Dark EntriesL’argent est un appât intéressant surtout quand il y a des factures à payer et John Constantine accepte de  s’occuper de cette affaire.
Je n’en ajouterai pas plus pour ne pas dévoiler la clé de l’histoire. Disons seulement que notre privé ne va pas se retrouver là où il le pensait et que le but ultime du jeu (car cela en est un pour les spectateurs du moins) le concerne directement. Intrigué? Vous devriez car cela mérite la lecture.
Il y a bien sûr la manière de raconter de Ian Rankin que l’on retrouve avec plaisir dans un style totalement différent. Il n’est pas facile de passer de l’écriture d’un roman à celui d’un roman graphique, c’est un autre rythme, une narration différente et il s’en tire parfaitement bien. Il mêle ses indices au récit afin de nous mener tout en douceur d’une enquête normale à une histoire complètement fantastique.
Le dessin de Werther Dell’era et le choix du noir et blanc appuient l’avancée de l’histoire et j’ai plutôt apprécié l’idée du contour noir de la page lorsque Constantine comprend où il se trouve (non, je ne vous le dirais pas, ça gâcherait le plaisir).
C’était ma première rencontre avec John Constantine, je ne peux donc pas juger du respect du personnage original qui a également été repris par Neil Gaiman par exemple. Mais le duo Rankin/Dell’era fonctionne parfaitement à mon avis.
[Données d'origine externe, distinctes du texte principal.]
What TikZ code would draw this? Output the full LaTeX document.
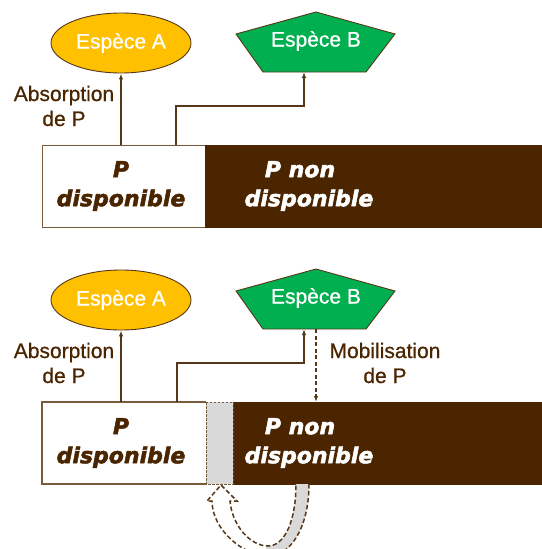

Le coup classique de la maison hantée with a twist! Une plongée dans la noirceur pour nous rappeler si on ne le savait pas déjà que la téléréalité n’est pas bonne pour la santé.

Ian Rankin/Werther Dell’era, Dark Entries, DC/Vertigo, 2009.

Pour les amateurs du genre, une nouvelle collection à surveiller, du roman graphique, couverture rigide, en noir et blanc, entièrement dédiée au polar. Pour l’instant, deux sorties seulement, Dark Entries et Filthy Rich de Brian Azzarello et Victor Santos. La suite devrait être prometteuse.